Developed a new method for calculating the magnitude of a latency event in netevmon, as the existing methods were naive at best and did not properly account for the fact that absolute change is important when the latency is very low but relative change is more important otherwise. For example, going from 1ms to 2ms is much less significant than going from 100ms to 200ms. Similarly, going from 1ms to 21ms is much more significant than going from 40ms to 60ms.
The new method was derived by choosing a number of latency values and subjectively deciding the point at which an increase in latency should be treated as significant. Plotting a graph of these points gave me a function that I could use to determine a 'significance' base line. When new events are detected, I can use the distance from the base line as an input into my magnitude calculation -- being above the line increases the magnitude, being below the line decreases it.
Also developed a method for finding the magnitude of a change in T-Entropy. This is less reliable than the method for latency change, but will provide us with a value we can use for events that are only detected by the T-Entropy detectors.
Developed another detector for netevmon based on the Binary Segmentation algorithm for detecting changepoints. The detector appears to work very well and outperforms most of our existing detectors in terms of detection latency, i.e. the time between an event beginning and the event being reported.
Finally was able to migrate prophet's database over to our new faster schema and upgrade NNTSC accordingly. Aside from a couple of minor glitches that were easily fixed, the upgrade went pretty well and our database is performs somewhat better than before although I'm not convinced it will be fast enough for the full production AMP mesh.
Experimented with a few other event detection approaches for our latency time series, but unfortunately these didn't really go anywhere useful.
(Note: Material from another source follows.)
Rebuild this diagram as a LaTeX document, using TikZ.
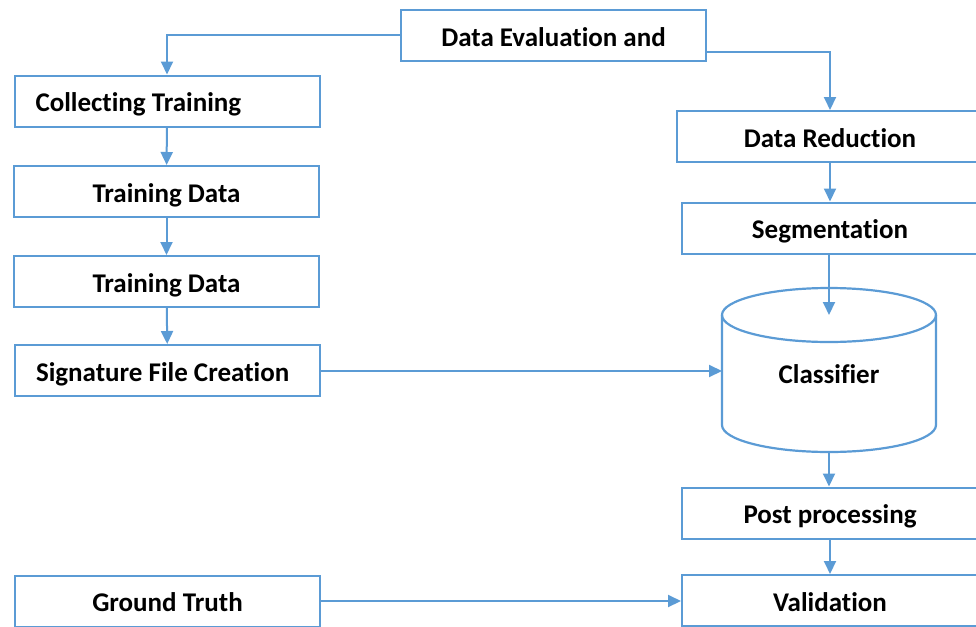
\documentclass[tikz,border=0pt]{standalone}
\usepackage{fontspec}
\setmainfont{Carlito}[Ligatures=NoCommon]
\usetikzlibrary{arrows.meta,calc,positioning}
\definecolor{flowblue}{HTML}{5B9BD5}
\tikzset{
  step box/.style={
      draw=flowblue, line width=2pt,
      minimum width=305pt, minimum height=51pt,
      inner sep=0pt, text height=23pt, text depth=2pt,
      font=\fontsize{27}{31}\selectfont\bfseries
    },
  left text/.style={
      text width=263pt, align=flush left, inner xsep=21pt
    },
  flow arrow/.style={
      draw=flowblue, line width=2pt,
        -{Triangle[length=13pt,width=12pt]}
    },
  cylinder line/.style={draw=flowblue, line width=2.2pt}
}

\begin{document}
\begin{tikzpicture}[x=1pt, y=-1pt]

  \useasboundingbox (0,0) rectangle (976,626);
  \clip (0,0) rectangle (976,626);

  % ------------------------------------------------------------------
  % Top box and the training column on the left.
  % ------------------------------------------------------------------
  \node[step box] (eval) at (553.5,35.5) {Data Evaluation and};

  \node[step box, left text] (collect) at (167,101) {Collecting Training};
  \node[step box] (train1) at (166.5,191.5) {Training Data};
  \node[step box] (train2) at (166.5,281.5) {Training Data};
  \node[step box, left text] (sig) at (167.5,370.5) {Signature File Creation};

  \node[step box] (truth) at (167.5,601) {Ground Truth};

  % ------------------------------------------------------------------
  % Classification column on the right.
  % ------------------------------------------------------------------
  \node[step box, minimum width=306pt] (reduce) at (830,136.5) {Data Reduction};
  \node[step box, minimum width=296pt] (segment) at (830,228) {Segmentation};

  \node[font=\fontsize{27}{31}\selectfont\bfseries] (clf) at (829,374)
  {Classifier};
  \coordinate (clftop) at (829,315);
  \coordinate (clfwest) at (722,371);
  \coordinate (clfbot) at (829,452);

  \draw[cylinder line] (722,315) -- (722,425)
  arc[start angle=180, end angle=0, x radius=107, y radius=27]
  -- (936,315);
  \draw[cylinder line] (clftop) ellipse[x radius=107, y radius=27];

  \node[step box, minimum width=296pt] (post) at (830,513) {Post processing};
  \node[step box, minimum width=296pt] (valid) at (830,600.5) {Validation};

  % ------------------------------------------------------------------
  % Connectors.
  % ------------------------------------------------------------------
  \draw[flow arrow] (eval.west) -| (collect.north);
  \draw[flow arrow] ($(eval.east)+(0,17)$) -| (reduce.north);

  \draw[flow arrow] (collect) -- (train1);
  \draw[flow arrow] (train1) -- (train2);
  \draw[flow arrow] (train2) -- (sig);

  \draw[flow arrow] (reduce) -- (segment);
  \draw[flow arrow] (segment.south -| clftop) -- (clftop);
  \draw[flow arrow] (sig.east |- clfwest) -- (clfwest);
  \draw[flow arrow] (clfbot) -- (post.north -| clfbot);
  \draw[flow arrow] (post) -- (valid);
  \draw[flow arrow] (truth.east) -- (truth.east -| valid.west);

\end{tikzpicture}
\end{document}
Finished translating the mode detection over to C++ and managed to get it producing the same results as my original python prototype. Started running it against all of our AMP latency streams which was mostly successful but it looks like there are one or two very rare edge cases that can cause it to fall over entirely. Unfortunately, the problems are difficult to replicate, especially as the failures can occur at a point where I have no idea which time series I'm looking at, so debugging looks like it might be painful.
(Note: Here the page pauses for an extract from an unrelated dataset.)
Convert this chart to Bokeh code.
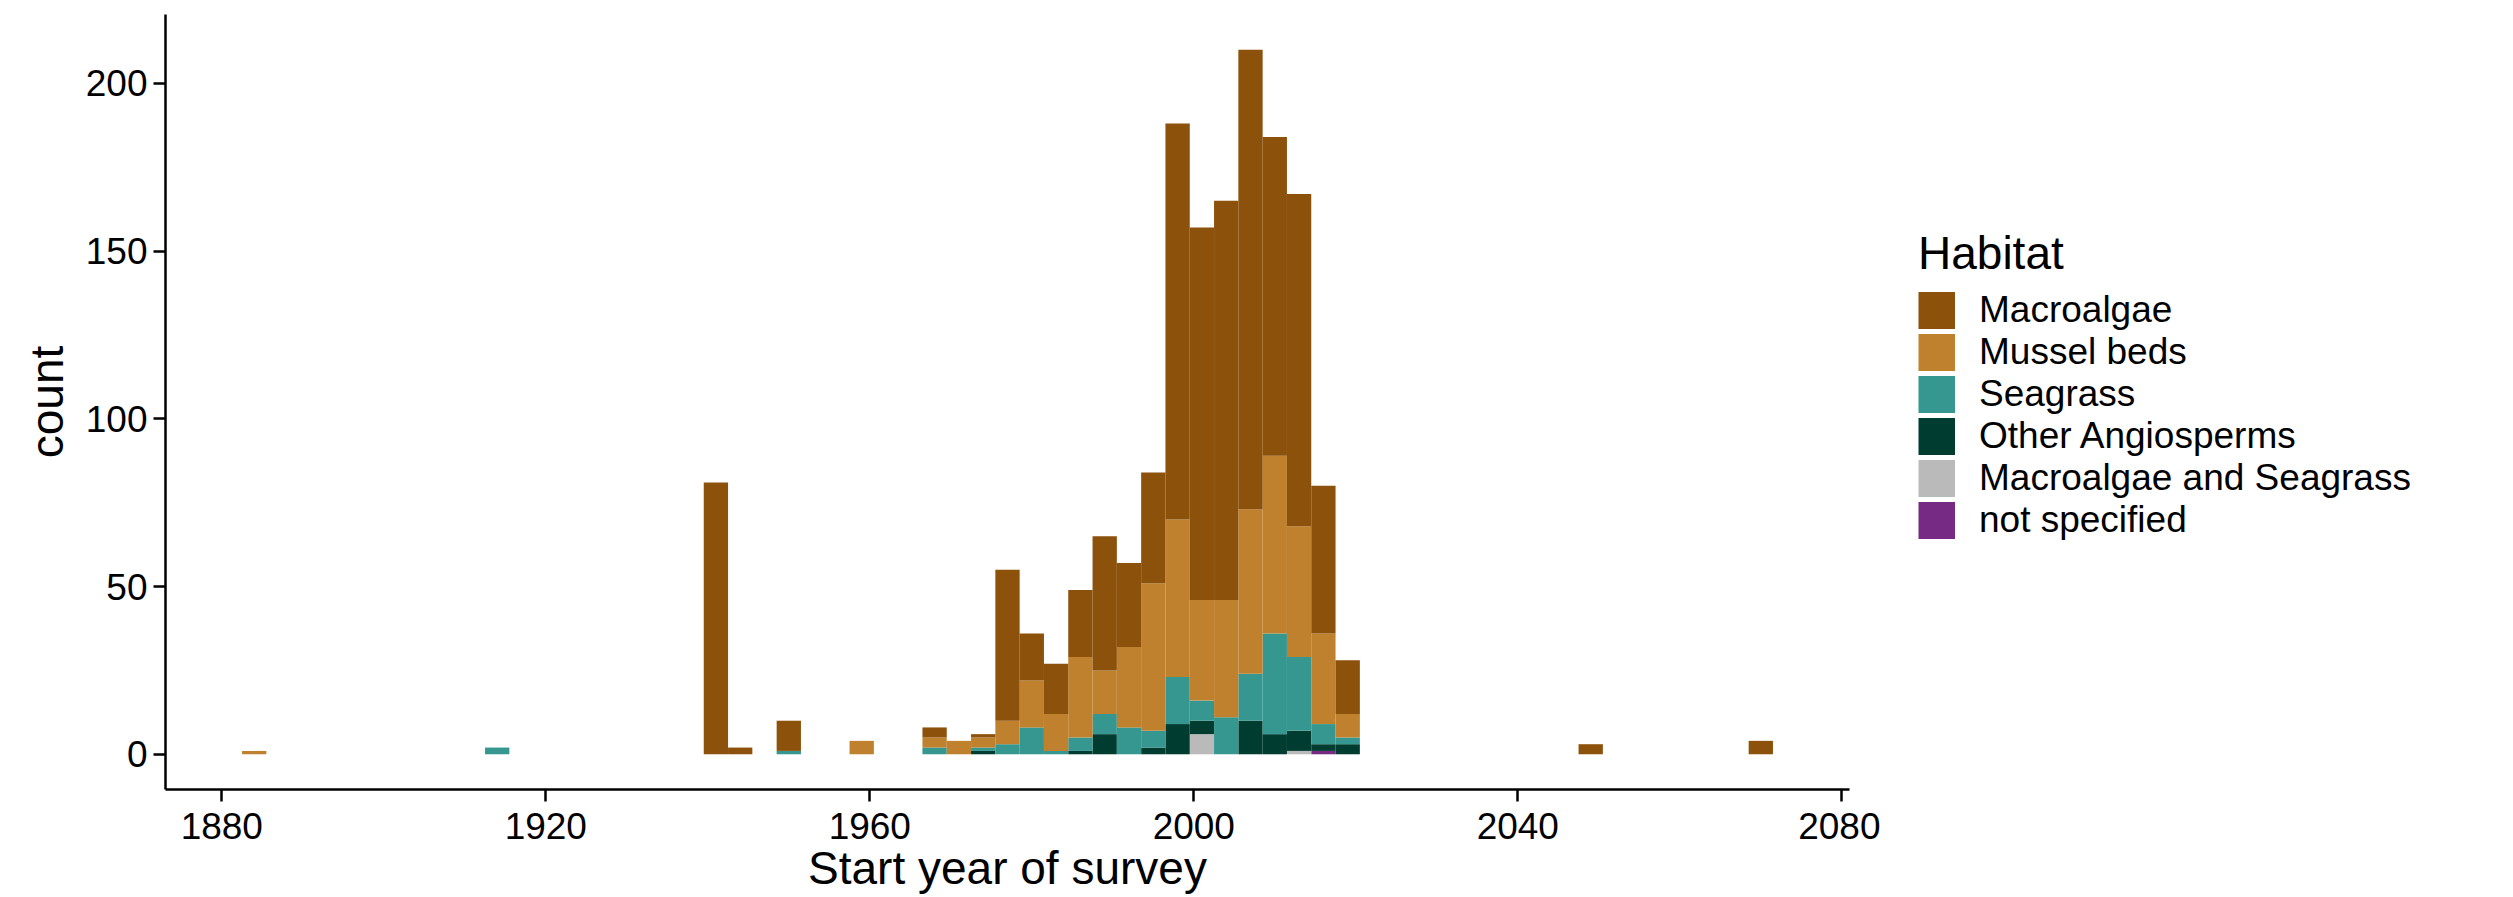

Wrote a new detector that uses the modes reported by my new code to identify mode changes or the appearance of new modes. It would possibly be more effective if the mode detection was performed more often (currently I look for new modes every 10 minutes), but I'm concerned about the performance impact of doing it more frequently.
Started investigating other potential anomaly detection methods. Had a look at Twitter's recent breakout detection R module, but it didn't perform very well with our latency data. Found another changepoint module in R which appears to work much better, so will start looking at developing our own version of this algorithm.
Continued the painful process of migrating my python prototype for mode detection over to C++ for inclusion in netevmon. Managed to get the embedded R portion working correctly, which should be the trickiest part.
Spent a bit of time with our new libtrace testbed, getting the DAG 7.5G2s configured and capturing correctly. Ran into some problems getting the card to steer packets captured on each interface into separate stream buffers, as the firmware we are currently running doesn't appear to support steering.
Managed to get my python prototype doing a reasonable job of finding modes in a selection of time series from the current prophet database. Added a new system for determining the 'width' of a detected mode -- wide modes cover a large range of values in the probability density function and so therefore are more likely to indicate a noisy data series. Width is calculated using both the relative standard deviation and the quartile coefficient of dispersion.
Started converting the python prototype into C++ code so it can be incorporated into netevmon.
Spent the remainder of my week reading over Richard and Craig's Honours reports and making plenty of little suggestions as to how to improve the language and make sure the important points come across clearly to the reader.
Modified the amp-web matrix to add a dropdown selector for the type of latency to show on the latency matrix (TCP, ICMP or DNS). Removed the tabs for absolute and relative DNS latency, as this is now incorporated into the generic latency tabs.
My heuristics for identifying multimodal series were not quite as effective as I had hoped, so I spent the remainder of my week investigating methods used by real statisticians to find modes in a sample set. The approach I have taken involves estimating the probability density from the observed measurements using a kernel function. This results in a smoothed line graph where the peaks represent likely modes.
By examining the differences between consecutive values on the line graph, I find the local maxima and minima in the density function. The maxima are, of course, the modes themselves while the minima are required for the following step. I then use Fisher and Marron's method to eliminate or merge "minor" modes in my set of maxima. This seems to work reasonably well in the limited test cases I have provided so far, although much of the math is too complicated for me to implement entirely within netevmon. Instead, it looks like we will be calling out to R to generate the density function, but it seems likely that R will be able to do this much faster than any naive implementation I write anyway.
Finished and submitted my PAM paper, after incorporating some feedback from Richard.
Fixed a minor libwandio bug where it was not giving any indication that a gzipped file was truncated early and content was missing.
Managed to get a new version of the amplet code from Brendon installed on my test amplet. Set up a full schedule of tests and found a few bugs that I reported back to the developer. By the end of the week, we were getting closer to having a full set of tests working properly -- just one or two outstanding bugs in the traceroute test.
Got netevmon running again on the test NNTSC. Noticed that we are getting a lot of false positives for the changepoint and mode detectors for test targets that are hosted on Akamai. This is because the series is fluctuating between two latency values and the detectors get confused as to which of the values is "normal" -- whenever it switches between them, we get an erroneous event. Added a new time series type to combat this: multimodal, where the series has 2 or 3 clear modes that it is always switching between. Multimodal series will not run the changepoint or mode detectors, but I hope to add a special multimode detector that alerts if a new and different mode appears (or an old mode disappears).